» Given data:
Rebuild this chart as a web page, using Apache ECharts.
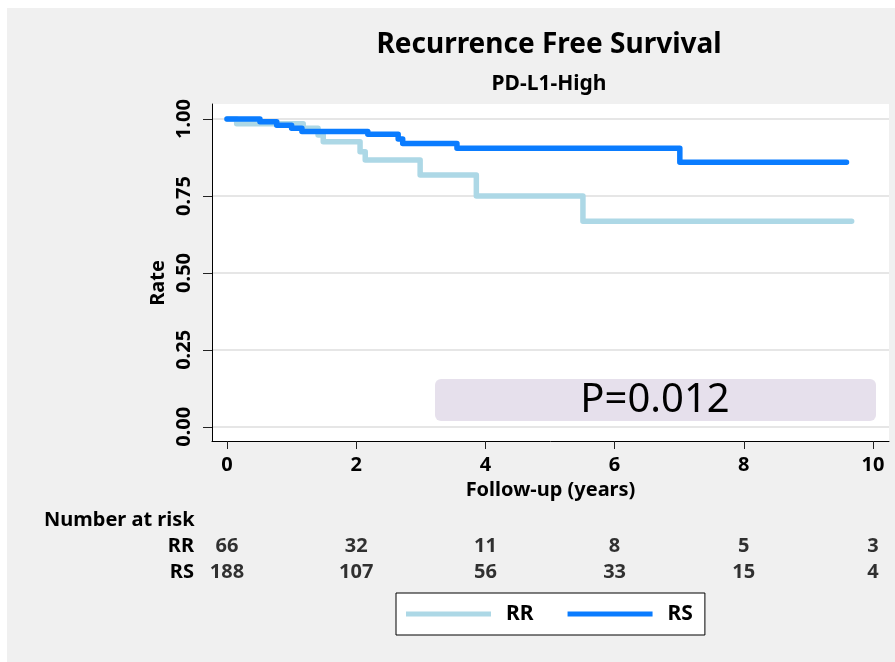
---
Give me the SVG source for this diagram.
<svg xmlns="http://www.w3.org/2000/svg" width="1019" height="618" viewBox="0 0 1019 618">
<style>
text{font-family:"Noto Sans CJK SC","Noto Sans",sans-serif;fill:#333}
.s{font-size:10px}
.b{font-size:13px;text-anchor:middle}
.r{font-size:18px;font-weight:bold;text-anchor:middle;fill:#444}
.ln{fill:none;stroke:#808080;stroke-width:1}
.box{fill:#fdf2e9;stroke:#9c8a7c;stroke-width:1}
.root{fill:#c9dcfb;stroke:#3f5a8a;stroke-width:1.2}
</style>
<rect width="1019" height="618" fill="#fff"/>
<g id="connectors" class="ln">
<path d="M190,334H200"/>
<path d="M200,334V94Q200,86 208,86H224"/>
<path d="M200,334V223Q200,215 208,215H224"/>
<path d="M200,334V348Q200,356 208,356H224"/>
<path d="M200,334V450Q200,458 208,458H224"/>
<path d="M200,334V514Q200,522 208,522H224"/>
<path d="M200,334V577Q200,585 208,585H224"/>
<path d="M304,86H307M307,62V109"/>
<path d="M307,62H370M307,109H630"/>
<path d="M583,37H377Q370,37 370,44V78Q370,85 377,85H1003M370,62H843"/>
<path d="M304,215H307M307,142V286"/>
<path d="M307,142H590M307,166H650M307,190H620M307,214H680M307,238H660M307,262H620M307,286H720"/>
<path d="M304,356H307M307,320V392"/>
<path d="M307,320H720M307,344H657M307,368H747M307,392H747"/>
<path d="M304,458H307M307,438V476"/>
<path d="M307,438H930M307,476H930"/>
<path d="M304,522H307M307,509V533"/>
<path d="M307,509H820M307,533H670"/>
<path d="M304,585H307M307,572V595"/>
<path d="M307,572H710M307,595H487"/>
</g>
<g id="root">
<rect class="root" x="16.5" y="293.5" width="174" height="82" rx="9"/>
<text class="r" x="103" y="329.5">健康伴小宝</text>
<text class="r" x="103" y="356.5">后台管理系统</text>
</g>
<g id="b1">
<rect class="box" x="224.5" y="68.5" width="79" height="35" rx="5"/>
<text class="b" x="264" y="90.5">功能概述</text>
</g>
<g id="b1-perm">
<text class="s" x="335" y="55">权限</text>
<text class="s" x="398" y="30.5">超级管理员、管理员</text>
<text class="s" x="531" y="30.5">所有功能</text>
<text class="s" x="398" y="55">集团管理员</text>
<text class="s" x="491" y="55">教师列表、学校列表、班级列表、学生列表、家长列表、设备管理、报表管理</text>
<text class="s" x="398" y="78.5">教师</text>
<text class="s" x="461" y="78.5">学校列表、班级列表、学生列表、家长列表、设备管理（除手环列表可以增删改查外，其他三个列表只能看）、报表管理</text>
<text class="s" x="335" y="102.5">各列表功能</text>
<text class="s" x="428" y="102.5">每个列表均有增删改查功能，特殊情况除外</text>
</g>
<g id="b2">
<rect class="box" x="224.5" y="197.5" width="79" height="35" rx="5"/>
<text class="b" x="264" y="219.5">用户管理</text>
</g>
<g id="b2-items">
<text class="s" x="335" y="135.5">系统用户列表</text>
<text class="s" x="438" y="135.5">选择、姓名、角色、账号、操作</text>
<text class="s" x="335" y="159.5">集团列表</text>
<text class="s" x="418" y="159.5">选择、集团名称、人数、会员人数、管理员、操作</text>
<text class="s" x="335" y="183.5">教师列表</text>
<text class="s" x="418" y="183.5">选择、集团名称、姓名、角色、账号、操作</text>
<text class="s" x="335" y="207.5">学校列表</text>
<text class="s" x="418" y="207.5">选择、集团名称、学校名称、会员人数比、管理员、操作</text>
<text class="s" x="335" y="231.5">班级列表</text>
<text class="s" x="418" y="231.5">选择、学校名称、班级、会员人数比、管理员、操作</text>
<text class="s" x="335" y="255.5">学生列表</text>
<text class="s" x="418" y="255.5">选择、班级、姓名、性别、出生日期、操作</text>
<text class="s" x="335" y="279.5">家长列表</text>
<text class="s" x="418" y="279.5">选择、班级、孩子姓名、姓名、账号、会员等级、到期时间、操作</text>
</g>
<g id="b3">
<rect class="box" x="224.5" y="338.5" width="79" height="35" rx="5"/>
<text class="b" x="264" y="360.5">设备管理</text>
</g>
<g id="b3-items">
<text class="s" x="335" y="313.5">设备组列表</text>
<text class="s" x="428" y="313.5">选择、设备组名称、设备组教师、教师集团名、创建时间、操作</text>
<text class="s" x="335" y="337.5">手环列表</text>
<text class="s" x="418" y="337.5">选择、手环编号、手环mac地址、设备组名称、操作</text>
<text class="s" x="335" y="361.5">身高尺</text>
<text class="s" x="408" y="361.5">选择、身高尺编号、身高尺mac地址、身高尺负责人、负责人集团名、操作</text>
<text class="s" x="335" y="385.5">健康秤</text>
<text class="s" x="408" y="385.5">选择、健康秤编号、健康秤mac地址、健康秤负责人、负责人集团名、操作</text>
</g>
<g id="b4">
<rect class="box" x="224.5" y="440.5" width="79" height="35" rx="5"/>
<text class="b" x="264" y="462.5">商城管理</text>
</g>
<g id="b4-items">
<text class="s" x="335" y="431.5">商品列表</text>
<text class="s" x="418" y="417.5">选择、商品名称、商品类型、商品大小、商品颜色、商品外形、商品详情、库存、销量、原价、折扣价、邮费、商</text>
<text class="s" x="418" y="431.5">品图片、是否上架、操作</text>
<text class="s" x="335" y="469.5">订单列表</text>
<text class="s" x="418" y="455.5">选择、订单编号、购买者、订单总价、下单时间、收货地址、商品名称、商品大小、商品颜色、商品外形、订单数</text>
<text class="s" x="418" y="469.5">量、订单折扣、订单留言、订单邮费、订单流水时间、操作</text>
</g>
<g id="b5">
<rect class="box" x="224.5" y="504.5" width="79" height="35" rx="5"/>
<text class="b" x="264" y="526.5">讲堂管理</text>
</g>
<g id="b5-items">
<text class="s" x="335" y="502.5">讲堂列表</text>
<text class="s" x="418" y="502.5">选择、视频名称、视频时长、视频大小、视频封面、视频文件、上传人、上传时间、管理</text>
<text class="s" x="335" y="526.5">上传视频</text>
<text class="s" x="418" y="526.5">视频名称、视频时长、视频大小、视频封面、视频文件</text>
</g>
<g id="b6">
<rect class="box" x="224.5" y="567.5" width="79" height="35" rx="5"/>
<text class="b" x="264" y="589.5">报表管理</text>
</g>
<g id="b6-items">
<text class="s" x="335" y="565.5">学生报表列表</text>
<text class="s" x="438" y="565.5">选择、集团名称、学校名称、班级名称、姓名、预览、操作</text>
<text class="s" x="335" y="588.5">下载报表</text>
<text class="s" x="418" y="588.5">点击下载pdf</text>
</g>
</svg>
...
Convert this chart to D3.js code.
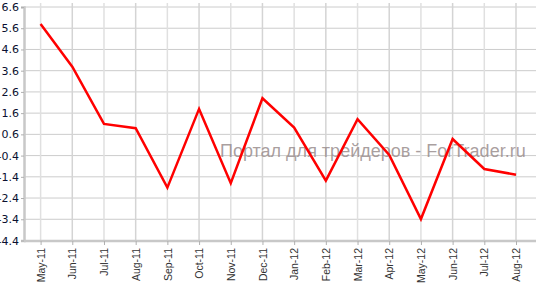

» Written task:
Collect each line containing the string "this".

» Exercise answer:
Rebuild this chart as a web page, using Apache ECharts.
Give me the SVG source for this diagram.
Convert this chart to D3.js code.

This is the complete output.